A algumas semanas das eleições norte-americanas, a campanha de Kamala Harris já estava, supostamente, garantindo seu lugar nas lições do marketing digital, pela capacidade de dialogar com o público jovem, na linguagem e nas plataformas em que essa população conversa, bem como pelo destaque de engajamento de seus conteúdos virais, memetizando suas fraquezas e os focos de crítica, no típico humor americano de fazer piada consigo e suas próprias exposições.
Tudo isso, realmente, foi muito bem-sucedido, especialmente diante do desafio de superar o episódio da desistência de Biden do pleito, o que aumentou o nível de confiança da campanha e dos eleitores democratas mais convictos.

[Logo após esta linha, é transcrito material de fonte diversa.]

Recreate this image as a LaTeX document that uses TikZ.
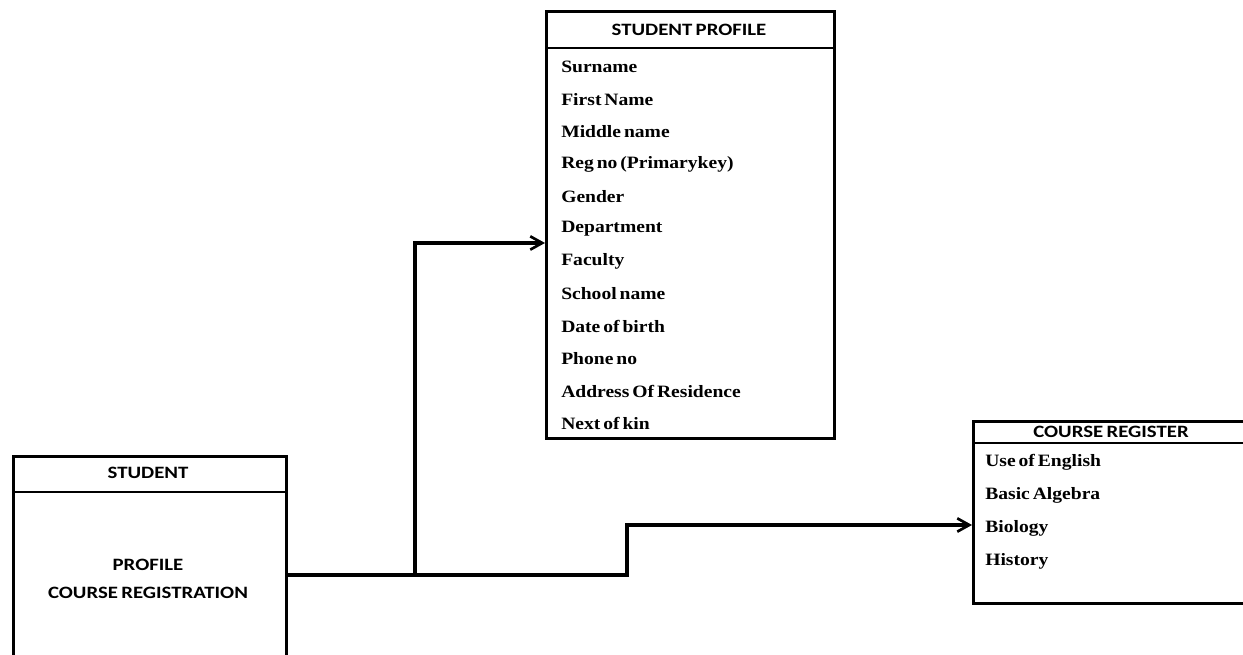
\documentclass[tikz,border=0pt]{standalone}
\usepackage{fontspec}
\setmainfont{Liberation Serif}[FakeStretch=1.13, WordSpace=0.6]
\newfontfamily\hdrfont{Carlito}[FakeStretch=1.2, WordSpace=0.7]
\usetikzlibrary{arrows.meta}

\begin{document}
\begin{tikzpicture}[x=0.75pt,y=-0.75pt,
  entity/.style={draw=black, line width=2.3pt, rectangle, inner sep=0pt, anchor=north west},
  divider/.style={draw=black, line width=1.8pt},
  headtext/.style={font=\hdrfont\bfseries\fontsize{13}{14}\selectfont, inner sep=0pt},
  fieldtext/.style={font=\bfseries\fontsize{13}{14}\selectfont, inner sep=0pt, anchor=west},
  conn/.style={draw=black, line width=2.3pt},
  arrowconn/.style={conn, -{Straight Barb[length=9pt, width=10pt, line width=2pt]}}
]
\clip (0,0) rectangle (1243,655);
\fill[white] (0,0) rectangle (1243,655);

% Entity boxes
\node[entity, minimum width={273*0.75pt}, minimum height={215*0.75pt}] (st) at (12,455) {};
\node[entity, minimum width={288*0.75pt}, minimum height={427*0.75pt}] (sp) at (545,10) {};
\node[entity, minimum width={290*0.75pt}, minimum height={182*0.75pt}] (cr) at (972,420) {};

% Header dividers
\coordinate (stdiv) at (0,492);
\coordinate (spdiv) at (0,48);
\coordinate (crdiv) at (0,443);
\draw[divider] (st.west |- stdiv) -- (st.east |- stdiv);
\draw[divider] (sp.west |- spdiv) -- (sp.east |- spdiv);
\draw[divider] (cr.west |- crdiv) -- (cr.east |- crdiv);

% STUDENT
\node[headtext] (st-title) at (148,473) {STUDENT};
\node[headtext] (st-l1) at (148,565) {PROFILE};
\node[headtext] (st-l2) at (148,593) {COURSE REGISTRATION};

% STUDENT PROFILE
\node[headtext] (sp-title) at (689,30) {STUDENT PROFILE};
\foreach \t [count=\i] in {Surname, First Name, Middle name, Reg no (Primarykey), Gender,
  Department, Faculty, School name, Date of birth, Phone no, Address Of Residence, Next of kin}
  \node[fieldtext] (sp-f\i) at (561, {67+(\i-1)*32.4}) {\t};

% COURSE REGISTER
\node[headtext] (cr-title) at (1111,432) {COURSE REGISTER};
\foreach \t [count=\i] in {Use of English, Basic Algebra, Biology, History}
  \node[fieldtext] (cr-f\i) at (985, {462+(\i-1)*33}) {\t};

% Connectors
\coordinate (j1) at (415,575);
\coordinate (j2) at (627,575);
\coordinate (h1) at (0,243);
\coordinate (h2) at (0,525);
\draw[arrowconn] (st.east |- j1) -- (j1) |- (sp.west |- h1);
\draw[arrowconn] (j1) -- (j2) |- (cr.west |- h2);
\end{tikzpicture}
\end{document}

Por que, então, uma campanha que parecia tão engajada nas redes não engajou nas urnas? Enquanto até ontem (05.11) falava-se em um empate técnico e uma possível vitória apertada de Trump, também não fazia sentido falar que a campanha de Harris teria fracassado na conversão do engajamento em voto. Mas, hoje, observando-se o resultado, vê-se que os democratas voltam para a casa amargando uma derrota para além das previsões.
Eu tenho dito, em determinadas ocasiões em que se debatem campanhas políticas em geral, que alguns partidos e candidatos passaram a se acostumar a fazer “a campanha mais bonita e da qual muito podem se orgulhar” – sem fazer a campanha vencedora.
A crítica central que cabe à campanha de Harris reflete, muito, a crítica que também se aplica às campanhas da esquerda, em geral – e no Brasil, em especial. Estar apaixonado demais pelas próprias ideias é um dos maiores perigos, em um pleito no qual você precisa de votos de quem não compartilha das suas paixões, no seu nível de convicção.
Enquanto a direita, no mundo afora, passou a falar sobre problemas internos e particularmente os inerentes às vidas e aos cotidianos dos eleitores de classe média e dos mais pobres, a esquerda tem deixado seu discurso de campanha ser dominado por questões pouco objetivas, como pautas identitárias e a luta contra a volta do fascismo no mundo.
Jamais escreveria para dizer que não é relevante lutar para se barrar qualquer tipo de renascimento e avanço do fascismo, em qualquer canto da Terra, em qualquer época do ano. Mas é bastante curioso que a esquerda tenha deixado de ser o lado político que fala com a população sobre melhorar de vida. A direita, com isso, em grande parte das democracias no mundo, tornou-se o campo de fomento ao sonho de prosperidade das famílias.
Embora algumas pautas progressistas sejam inquestionavelmente virais e altamente engajáveis nas redes, mais ainda junto a um público que tem enorme domínio digital, é preciso reconhecer que não foram os “jovens nas redes sociais” que venceram as eleições para Trump em 2016; não foram eles que venceram em 2018 para Bolsonaro; tampouco foram os jovens que determinaram a nova vitória de Trump em 2024.
Quando se está em campanha, as redes entram em “alta temporada”, e todo mundo viaja para este lugar chamado “X”. Não é mais o público de sempre que importa, embora seja este o público que detenha a maior capacidade de viralizar seus conteúdos e gerar engajamento dentro das métricas das plataformas.
É cedo – e arrogante – deixar desde já a lição. Mas vale refletir que, como se nota, o engajamento entre seu próprio público não é suficiente para eleger o candidato progressista, nem nos Estados Unidos, nem no Brasil, e nem em lugar nenhum do mundo. Não importa o quão forte, viral e evolvente este engajamento seja.
** Por Marcos Carvalho, CEO e fundador da AM4 Brasil.